The family’s death records are quite telling. The first four deaths – those of Hermann Hirsch’s parents and in-laws – are listed with a curious mix of the Hebrew month and Christian year, e.g., 17 Sivan 1864. All other deaths are listed only with the Christian/secular date. Among the most striking things about this family record is the high rate of child mortality. Siegmund Hirsch died at the age of seven, Hugo at the age of two. Arthur Hirsch died when he was only 11 days old, and Fritz died days before his first birthday. Clara lived to be only 17 years old. Only three of Hermann Hirsch’s children lived to adulthood: Betty, Käte, and Hans. In fact, as late as the 1880s, more than 40 percent of all German Jewish deaths occurred before the age of fifteen. Yet high as that proportion seems today, it was still much lower than the equivalent among non-Jews, which remained above 50 percent into the twentieth century. German Jews also had a higher life expectancy than Christian Germans. However, the final death recorded in the Bible was that of Arthur Scholem, Betty’s husband, who died in February 1925 at the age of 61.
This Bible’s inscriptions capture the experience of several generations of the German Jewish middle class. It is a story of migration and urbanization. It is a tale of secularization, bourgeoisification, and educational and professional advancement. It is a story of Jews becoming Germans, or at least maintaining a hybrid identity. However, it was an experience that ended in dispersion and destruction. Hermann Hirsch’s three surviving children all experienced the Holocaust. In 1939, Betty Hirsch Scholem escaped to Australia. Hans Hirsch was able to flee to Brazil. Käte Hirsch Schiepan was deported to Theresienstadt, where she died in 1943.

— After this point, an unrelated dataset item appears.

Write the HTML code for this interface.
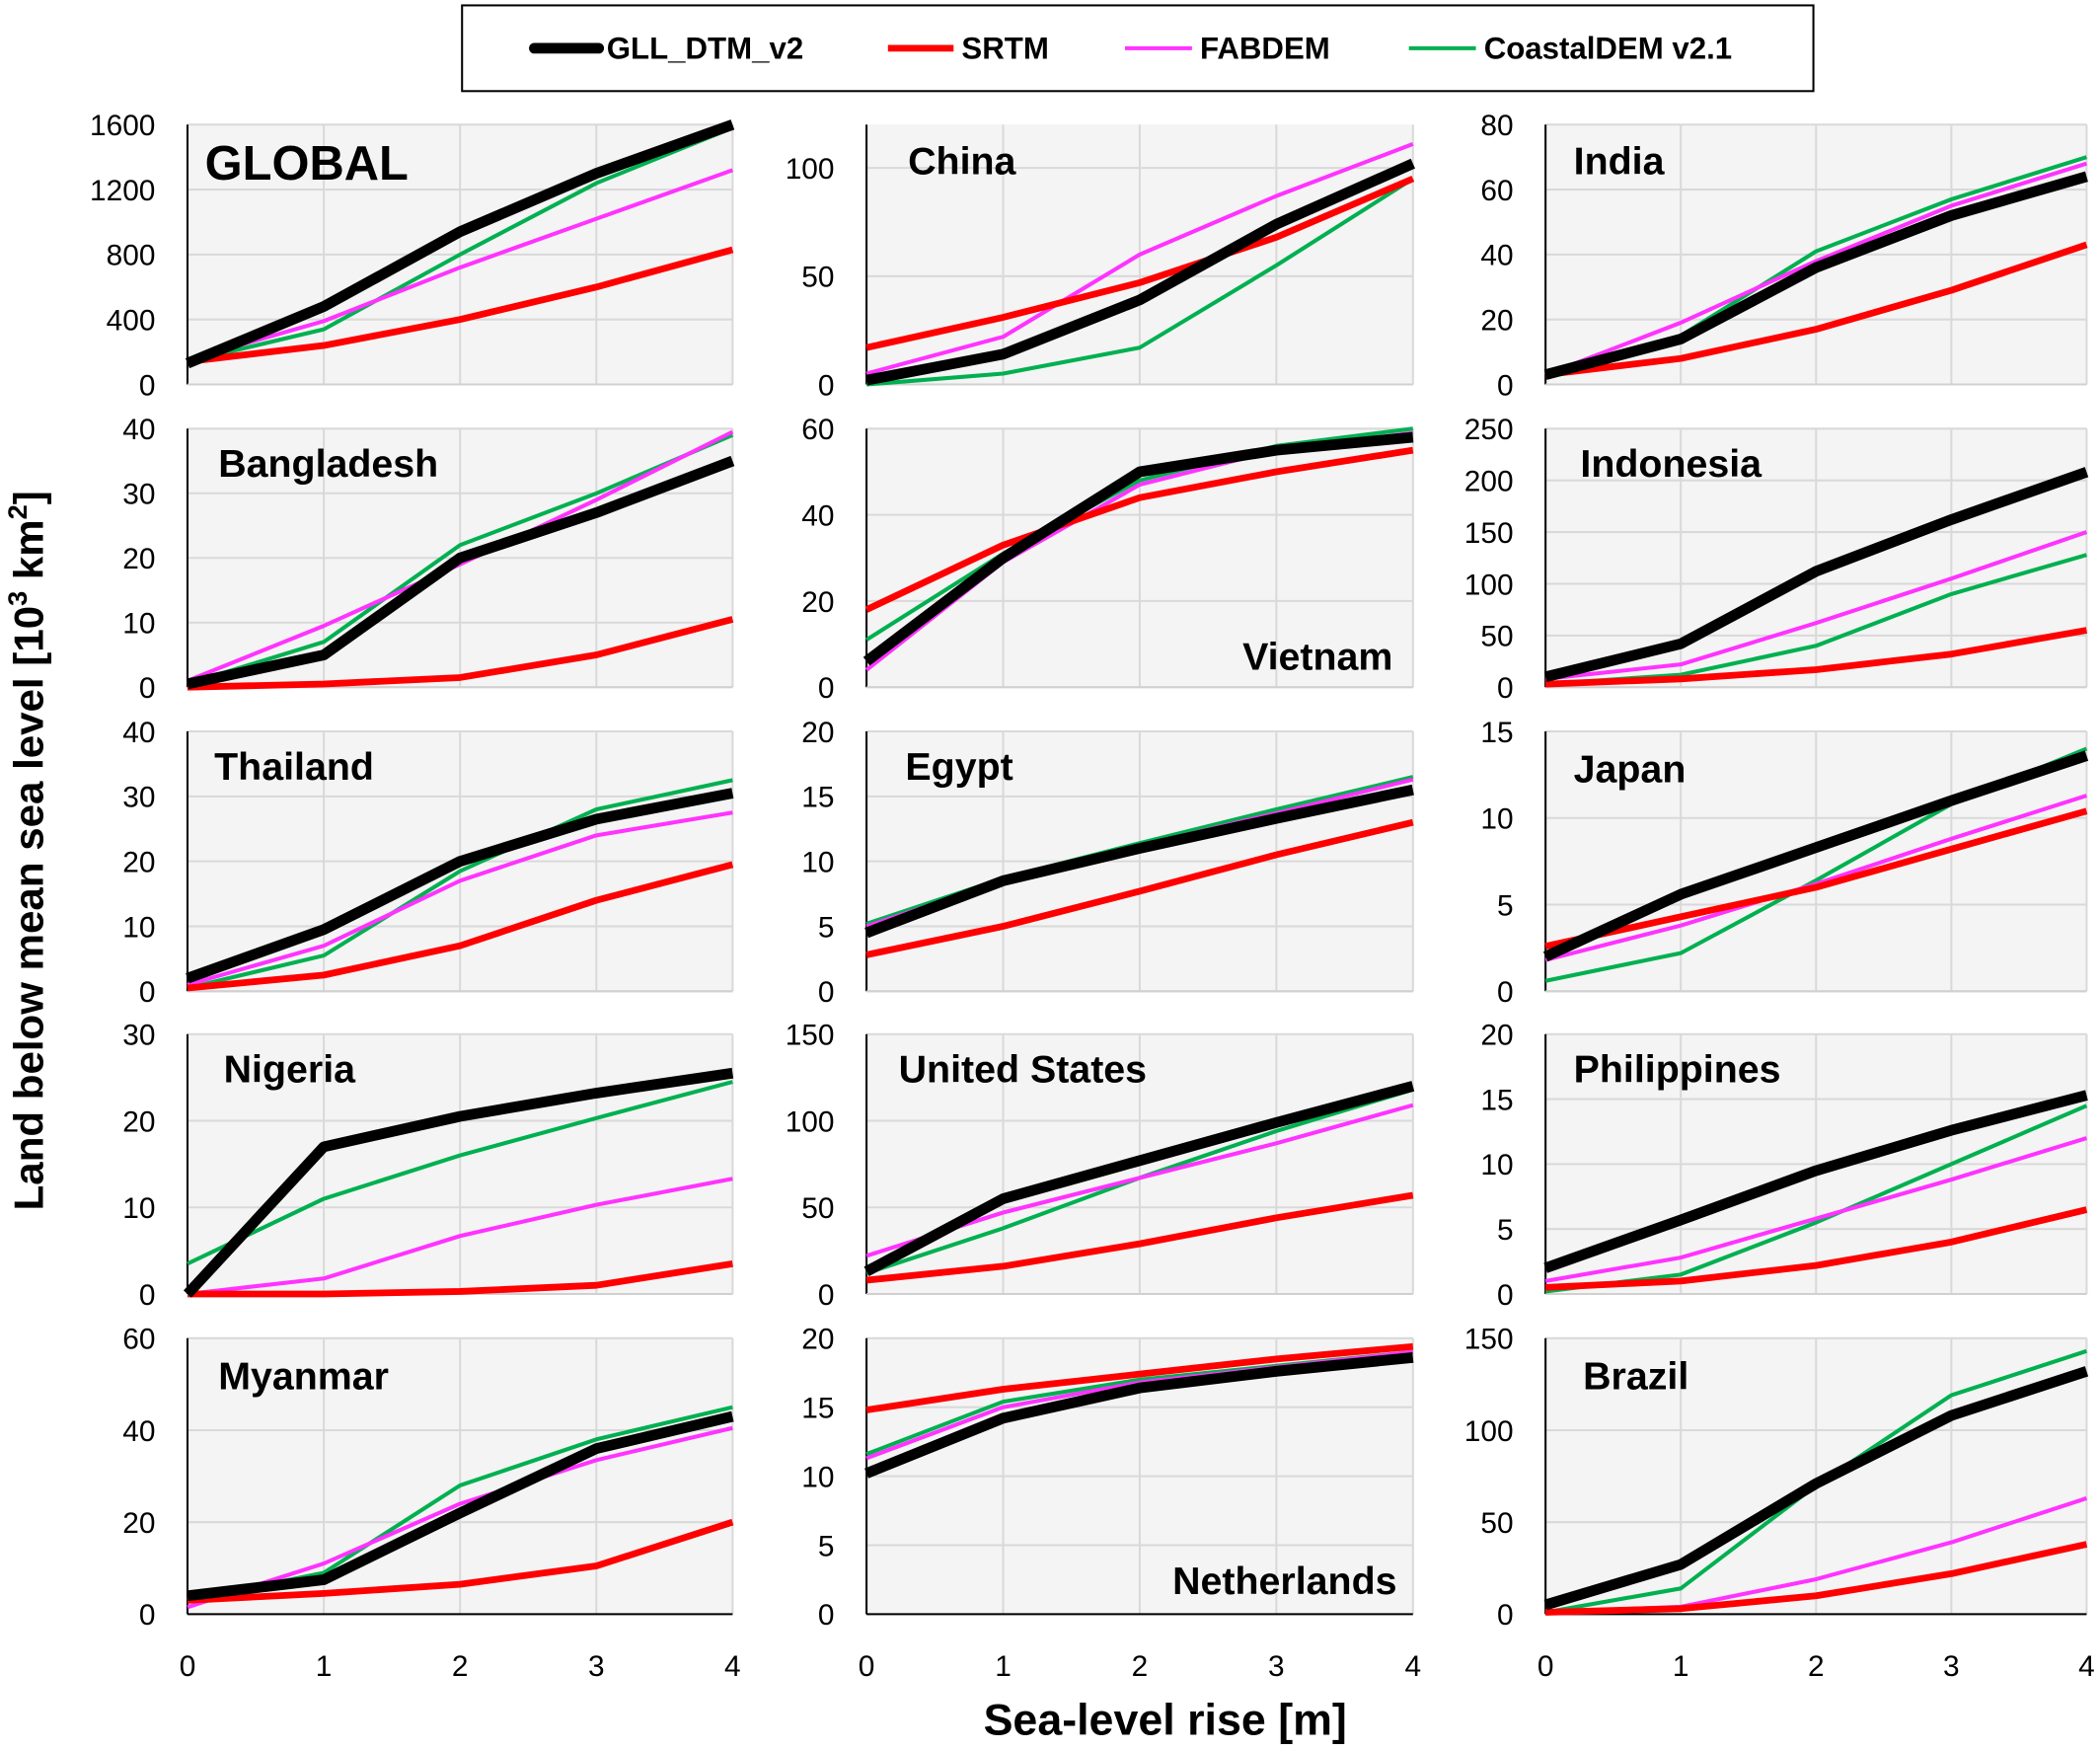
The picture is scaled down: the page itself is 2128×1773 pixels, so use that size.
<!DOCTYPE html>
<html><head><meta charset="utf-8"><style>
html,body{margin:0;padding:0;background:#fff;}
svg{display:block;font-family:"Liberation Sans",Calibri,sans-serif;}
</style></head><body>
<svg id="chart" width="2128" height="1773" viewBox="0 0 1568 1306.4" xmlns="http://www.w3.org/2000/svg">
<rect width="1568" height="1306.4" fill="#fff"/>
<g>
<rect x="345" y="4" width="1009" height="64" fill="#fff" stroke="#000" stroke-width="1.5"/>
<line x1="399" y1="36" x2="447" y2="36" stroke="#000" stroke-width="8" stroke-linecap="round"/>
<text x="453" y="44" font-size="23" font-weight="bold">GLL_DTM_v2</text>
<line x1="663" y1="36" x2="712" y2="36" stroke="#f00" stroke-width="5"/>
<text x="718" y="44" font-size="23" font-weight="bold">SRTM</text>
<line x1="840" y1="36" x2="890" y2="36" stroke="#f3f" stroke-width="3"/>
<text x="896" y="44" font-size="23" font-weight="bold">FABDEM</text>
<line x1="1052" y1="36" x2="1102" y2="36" stroke="#00b050" stroke-width="3"/>
<text x="1108" y="44" font-size="23" font-weight="bold">CoastalDEM v2.1</text>
</g>
<text transform="translate(32,635) rotate(-90)" text-anchor="middle" font-size="31" font-weight="bold">Land below mean sea level [10<tspan font-size="20" dy="-12">3</tspan><tspan dy="12"> km</tspan><tspan font-size="20" dy="-12">2</tspan><tspan dy="12">]</tspan></text>
<text x="870" y="1295" text-anchor="middle" font-size="33" font-weight="bold">Sea-level rise [m]</text>
<g id="panels"></g>
</svg>
<script>
const seriesNames = ['GLL_DTM_v2','SRTM','FABDEM','CoastalDEM v2.1'];
const xValues = [0,1,2,3,4];
const panelNames = ['GLOBAL','China','India','Bangladesh','Vietnam','Indonesia','Thailand','Egypt','Japan','Nigeria','United States','Philippines','Myanmar','Netherlands','Brazil'];
const yMax = [1600,120,80,40,60,250,40,20,15,30,150,20,60,20,150];
const yStep = [400,50,20,10,20,50,10,5,5,10,50,5,20,5,50];
const gllValues = [
[130,480,940,1300,1600],[2,14,39,74,102],[3,14,36,52,64],
[0.5,5,20,27,35],[6,30,50,55,58],[10,42,112,162,208],
[2,9.5,20,26.5,30.5],[4.5,8.5,11,13.3,15.5],[2,5.6,8.3,11,13.6],
[0,17,20.5,23.2,25.5],[13,55,77,99,120],[2,5.7,9.5,12.6,15.3],
[4,7.5,22,36,43],[10.2,14.2,16.4,17.6,18.6],[5,27,71,108,132]];
const srtmValues = [
[140,240,400,600,830],[17,31,47,68,95],[3,8,17,29,43],
[0,0.5,1.5,5,10.5],[18,33,44,50,55],[3,8,17,32,55],
[0.5,2.5,7,14,19.5],[2.8,5,7.7,10.5,13],[2.6,4.3,6,8.2,10.4],
[0,0,0.3,1,3.5],[8,16,29,44,57],[0.5,1,2.2,4,6.5],
[3,4.5,6.5,10.5,20],[14.8,16.3,17.4,18.5,19.4],[1,3,10,22,38]];
const fabdemValues = [
[150,390,720,1020,1320],[5,22,60,87,111],[3,19,38,55,68],
[1,9.5,19,29,39.5],[4,29,47,55,59],[8,22,62,105,150],
[1,7,17,24,27.5],[5,8.5,11.2,13.7,16.3],[1.8,3.8,6.2,8.8,11.3],
[0,1.8,6.7,10.3,13.3],[22,47,67,87,109],[1,2.8,5.8,8.8,12],
[1.5,11,24,33.5,40.5],[11.3,15,16.8,17.9,19],[1,4,19,39,63]];
const coastalValues = [
[140,340,800,1240,1580],[0,5,17,55,95],[3,15,41,57,70],
[0.5,7,22,30,39],[11,31,48,56,60],[3,12,40,90,128],
[0.5,5.5,18.5,28,32.5],[5.2,8.7,11.4,14,16.5],[0.6,2.2,6.4,10.8,14],
[3.5,11,16,20.3,24.5],[12,38,67,94,118],[0.2,1.5,5.5,10,14.5],
[3,9,28,38,45],[11.6,15.4,17,18,19],[1,14,70,119,143]];

const NS='http://www.w3.org/2000/svg';
const colX=[[140,547],[647,1055],[1154,1558]];
const rowY=[[93,287],[320,513],[546,740],[772,966],[999,1205]];
const titlePos=[[153,134,36,'start'],[678,130,29,'start'],[1175,130,29,'start'],[163,356,29,'start'],[1040,500,29,'end'],[1180,356,29,'start'],[160,582,29,'start'],[676,582,29,'start'],[1175,584,29,'start'],[167,808,29,'start'],[671,808,29,'start'],[1175,808,29,'start'],[163,1037,29,'start'],[1043,1190,29,'end'],[1182,1037,29,'start']];
const styles=[['#000',8],['#f00',5],['#f3f',3],['#00b050',3]];
const root=document.getElementById('panels');
function mk(tag,attrs,parent){const e=document.createElementNS(NS,tag);for(const k in attrs)e.setAttribute(k,attrs[k]);parent.appendChild(e);return e;}
panelNames.forEach((name,i)=>{
  const [x0,x1]=colX[i%3],[y0,y1]=rowY[Math.floor(i/3)];
  const sx=v=>x0+(v-xValues[0])/(xValues[xValues.length-1]-xValues[0])*(x1-x0);
  const sy=v=>y1-v/yMax[i]*(y1-y0);
  const g=mk('g',{},root);
  
  
  mk('rect',{x:x0,y:y0,width:x1-x0,height:y1-y0,fill:'#f4f4f4'},g);
  for(let t=0;t<=yMax[i]+1e-9;t+=yStep[i]){
    mk('line',{x1:x0,x2:x1,y1:sy(t),y2:sy(t),stroke:'#d9d9d9','stroke-width':1.5},g);
    const tl=mk('text',{x:x0-24,y:sy(t)+8,'text-anchor':'end','font-size':22},g);
    
    
    tl.textContent=t;
  }
  xValues.forEach(xv=>{ if(xv>0) mk('line',{x1:sx(xv),x2:sx(xv),y1:y0,y2:y1,stroke:'#d9d9d9','stroke-width':1.5},g); });
  mk('line',{x1:x0,x2:x0,y1:y0,y2:y1,stroke:'#000','stroke-width':1.5},g);
  mk('line',{x1:x0,x2:x1,y1:y1,y2:y1,stroke:i>=12?'#000':'#d0d0d0','stroke-width':1.5},g);
  if(i>=12){ xValues.forEach(xv=>{
    const xl=mk('text',{x:sx(xv),y:1251,'text-anchor':'middle','font-size':22},g);
    
    
    xl.textContent=xv; }); }
  const tp=titlePos[i];
  const tt=mk('text',{x:tp[0],y:tp[1],'text-anchor':tp[3],'font-size':tp[2],'font-weight':'bold',fill:'#000'},g);
  
  
  tt.textContent=name;
  const all=[gllValues[i],srtmValues[i],fabdemValues[i],coastalValues[i]];
  [3,2,1,0].forEach(s=>{
    const pts=all[s].map((v,j)=>sx(xValues[j]).toFixed(1)+','+sy(v).toFixed(1)).join(' ');
    const pl=mk('polyline',{points:pts,fill:'none',stroke:styles[s][0],'stroke-width':styles[s][1],'stroke-linejoin':'round'},g);
    
    
  });
});
</script>
</body></html>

The fate of Betty Scholem’s four sons, whose births are listed in Bible, also exemplified the fate of the historic Jewish community in Germany. Like so many German Jews, Gershom Scholem went to Palestine; however, in contrast to most German Jews in Palestine in the 1930s, he was a long-time resident of the Yishuv, having made aliyah in 1923. He became a master of the Hebrew language and a giant in the Israeli intelligentsia. Nonetheless, his professional and social circle in Jerusalem remained notably German or Central European. Reinhold and Erich Scholem immigrated to Australia during the summer of 1938 and began the process of rebuilding their lives. After many years, Reinhold established himself and enjoyed prosperity. In contrast, Erich struggled to regain the business success that the Scholems had known in Berlin. Their brother Werner Scholem, who had been a leader of the German Communist Party, was arrested in 1933 by the Nazis and sent to prison. Even though a court acquitted him of the legal charges against him, there was no way out of the Nazis’ system of injustice and terror for him. He was murdered in the Buchenwald concentration camp in July 1940.